» Requirements
Print the data that follows exactly.

» Dataset content
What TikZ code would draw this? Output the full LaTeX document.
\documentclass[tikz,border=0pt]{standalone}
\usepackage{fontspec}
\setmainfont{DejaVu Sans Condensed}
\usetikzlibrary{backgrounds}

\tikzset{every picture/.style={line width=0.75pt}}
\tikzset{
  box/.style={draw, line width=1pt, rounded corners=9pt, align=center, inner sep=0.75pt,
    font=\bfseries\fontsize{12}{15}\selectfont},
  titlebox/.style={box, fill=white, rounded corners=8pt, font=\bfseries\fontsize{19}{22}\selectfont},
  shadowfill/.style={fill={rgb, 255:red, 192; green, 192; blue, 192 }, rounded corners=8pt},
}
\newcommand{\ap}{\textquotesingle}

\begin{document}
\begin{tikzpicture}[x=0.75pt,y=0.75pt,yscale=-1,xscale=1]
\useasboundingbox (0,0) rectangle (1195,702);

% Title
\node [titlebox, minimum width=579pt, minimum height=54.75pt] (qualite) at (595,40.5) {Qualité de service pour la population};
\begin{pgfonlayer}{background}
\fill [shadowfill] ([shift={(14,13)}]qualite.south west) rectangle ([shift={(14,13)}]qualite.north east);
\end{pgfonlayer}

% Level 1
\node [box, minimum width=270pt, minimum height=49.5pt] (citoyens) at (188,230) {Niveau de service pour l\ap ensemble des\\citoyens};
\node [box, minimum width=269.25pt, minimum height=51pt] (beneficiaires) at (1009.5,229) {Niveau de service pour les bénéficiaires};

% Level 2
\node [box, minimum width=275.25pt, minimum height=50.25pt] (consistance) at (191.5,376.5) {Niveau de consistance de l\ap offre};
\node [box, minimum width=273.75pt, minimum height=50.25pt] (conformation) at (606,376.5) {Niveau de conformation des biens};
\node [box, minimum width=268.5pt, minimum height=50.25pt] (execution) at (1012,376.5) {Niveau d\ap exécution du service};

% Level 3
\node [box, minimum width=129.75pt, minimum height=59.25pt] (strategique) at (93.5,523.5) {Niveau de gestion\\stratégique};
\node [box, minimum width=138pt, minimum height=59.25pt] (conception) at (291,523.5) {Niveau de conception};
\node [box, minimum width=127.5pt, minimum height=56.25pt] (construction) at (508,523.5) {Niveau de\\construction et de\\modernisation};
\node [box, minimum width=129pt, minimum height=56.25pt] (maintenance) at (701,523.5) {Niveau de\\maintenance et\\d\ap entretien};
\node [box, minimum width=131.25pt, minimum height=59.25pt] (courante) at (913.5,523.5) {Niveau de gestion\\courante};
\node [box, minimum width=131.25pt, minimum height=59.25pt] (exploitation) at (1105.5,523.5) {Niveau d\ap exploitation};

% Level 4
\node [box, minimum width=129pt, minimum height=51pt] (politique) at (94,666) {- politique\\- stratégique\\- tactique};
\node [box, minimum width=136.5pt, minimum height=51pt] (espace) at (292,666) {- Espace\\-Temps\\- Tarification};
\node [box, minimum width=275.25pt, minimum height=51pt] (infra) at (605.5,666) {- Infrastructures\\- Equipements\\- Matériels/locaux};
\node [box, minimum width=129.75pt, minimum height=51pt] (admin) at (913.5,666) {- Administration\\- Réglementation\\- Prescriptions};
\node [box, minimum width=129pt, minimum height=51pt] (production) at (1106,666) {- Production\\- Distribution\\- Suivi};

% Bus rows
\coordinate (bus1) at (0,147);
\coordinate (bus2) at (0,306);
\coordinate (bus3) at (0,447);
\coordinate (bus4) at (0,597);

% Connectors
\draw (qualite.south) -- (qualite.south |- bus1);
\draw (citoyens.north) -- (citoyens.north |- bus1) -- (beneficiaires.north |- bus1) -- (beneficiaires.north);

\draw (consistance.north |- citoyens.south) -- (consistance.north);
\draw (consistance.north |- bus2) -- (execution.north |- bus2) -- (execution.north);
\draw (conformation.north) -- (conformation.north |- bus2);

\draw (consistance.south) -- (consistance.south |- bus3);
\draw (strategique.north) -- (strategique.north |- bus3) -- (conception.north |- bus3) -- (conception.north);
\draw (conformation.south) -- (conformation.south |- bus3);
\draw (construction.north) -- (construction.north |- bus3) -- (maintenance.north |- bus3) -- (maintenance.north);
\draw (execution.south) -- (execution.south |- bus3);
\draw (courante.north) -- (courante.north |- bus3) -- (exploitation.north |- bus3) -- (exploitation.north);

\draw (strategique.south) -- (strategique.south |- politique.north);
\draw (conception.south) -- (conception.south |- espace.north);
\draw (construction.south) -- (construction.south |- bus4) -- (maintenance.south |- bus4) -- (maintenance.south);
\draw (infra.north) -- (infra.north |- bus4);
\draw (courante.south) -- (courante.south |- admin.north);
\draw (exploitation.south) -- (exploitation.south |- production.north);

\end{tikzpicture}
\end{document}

» Finished task
What TikZ code would draw this? Output the full LaTeX document.
\documentclass[tikz,border=0pt]{standalone}
\usepackage{fontspec}
\setmainfont{DejaVu Sans Condensed}
\usetikzlibrary{backgrounds}

\tikzset{every picture/.style={line width=0.75pt}}
\tikzset{
  box/.style={draw, line width=1pt, rounded corners=9pt, align=center, inner sep=0.75pt,
    font=\bfseries\fontsize{12}{15}\selectfont},
  titlebox/.style={box, fill=white, rounded corners=8pt, font=\bfseries\fontsize{19}{22}\selectfont},
  shadowfill/.style={fill={rgb, 255:red, 192; green, 192; blue, 192 }, rounded corners=8pt},
}
\newcommand{\ap}{\textquotesingle}

\begin{document}
\begin{tikzpicture}[x=0.75pt,y=0.75pt,yscale=-1,xscale=1]
\useasboundingbox (0,0) rectangle (1195,702);

% Title
\node [titlebox, minimum width=579pt, minimum height=54.75pt] (qualite) at (595,40.5) {Qualité de service pour la population};
\begin{pgfonlayer}{background}
\fill [shadowfill] ([shift={(14,13)}]qualite.south west) rectangle ([shift={(14,13)}]qualite.north east);
\end{pgfonlayer}

% Level 1
\node [box, minimum width=270pt, minimum height=49.5pt] (citoyens) at (188,230) {Niveau de service pour l\ap ensemble des\\citoyens};
\node [box, minimum width=269.25pt, minimum height=51pt] (beneficiaires) at (1009.5,229) {Niveau de service pour les bénéficiaires};

% Level 2
\node [box, minimum width=275.25pt, minimum height=50.25pt] (consistance) at (191.5,376.5) {Niveau de consistance de l\ap offre};
\node [box, minimum width=273.75pt, minimum height=50.25pt] (conformation) at (606,376.5) {Niveau de conformation des biens};
\node [box, minimum width=268.5pt, minimum height=50.25pt] (execution) at (1012,376.5) {Niveau d\ap exécution du service};

% Level 3
\node [box, minimum width=129.75pt, minimum height=59.25pt] (strategique) at (93.5,523.5) {Niveau de gestion\\stratégique};
\node [box, minimum width=138pt, minimum height=59.25pt] (conception) at (291,523.5) {Niveau de conception};
\node [box, minimum width=127.5pt, minimum height=56.25pt] (construction) at (508,523.5) {Niveau de\\construction et de\\modernisation};
\node [box, minimum width=129pt, minimum height=56.25pt] (maintenance) at (701,523.5) {Niveau de\\maintenance et\\d\ap entretien};
\node [box, minimum width=131.25pt, minimum height=59.25pt] (courante) at (913.5,523.5) {Niveau de gestion\\courante};
\node [box, minimum width=131.25pt, minimum height=59.25pt] (exploitation) at (1105.5,523.5) {Niveau d\ap exploitation};

% Level 4
\node [box, minimum width=129pt, minimum height=51pt] (politique) at (94,666) {- politique\\- stratégique\\- tactique};
\node [box, minimum width=136.5pt, minimum height=51pt] (espace) at (292,666) {- Espace\\-Temps\\- Tarification};
\node [box, minimum width=275.25pt, minimum height=51pt] (infra) at (605.5,666) {- Infrastructures\\- Equipements\\- Matériels/locaux};
\node [box, minimum width=129.75pt, minimum height=51pt] (admin) at (913.5,666) {- Administration\\- Réglementation\\- Prescriptions};
\node [box, minimum width=129pt, minimum height=51pt] (production) at (1106,666) {- Production\\- Distribution\\- Suivi};

% Bus rows
\coordinate (bus1) at (0,147);
\coordinate (bus2) at (0,306);
\coordinate (bus3) at (0,447);
\coordinate (bus4) at (0,597);

% Connectors
\draw (qualite.south) -- (qualite.south |- bus1);
\draw (citoyens.north) -- (citoyens.north |- bus1) -- (beneficiaires.north |- bus1) -- (beneficiaires.north);

\draw (consistance.north |- citoyens.south) -- (consistance.north);
\draw (consistance.north |- bus2) -- (execution.north |- bus2) -- (execution.north);
\draw (conformation.north) -- (conformation.north |- bus2);

\draw (consistance.south) -- (consistance.south |- bus3);
\draw (strategique.north) -- (strategique.north |- bus3) -- (conception.north |- bus3) -- (conception.north);
\draw (conformation.south) -- (conformation.south |- bus3);
\draw (construction.north) -- (construction.north |- bus3) -- (maintenance.north |- bus3) -- (maintenance.north);
\draw (execution.south) -- (execution.south |- bus3);
\draw (courante.north) -- (courante.north |- bus3) -- (exploitation.north |- bus3) -- (exploitation.north);

\draw (strategique.south) -- (strategique.south |- politique.north);
\draw (conception.south) -- (conception.south |- espace.north);
\draw (construction.south) -- (construction.south |- bus4) -- (maintenance.south |- bus4) -- (maintenance.south);
\draw (infra.north) -- (infra.north |- bus4);
\draw (courante.south) -- (courante.south |- admin.north);
\draw (exploitation.south) -- (exploitation.south |- production.north);

\end{tikzpicture}
\end{document}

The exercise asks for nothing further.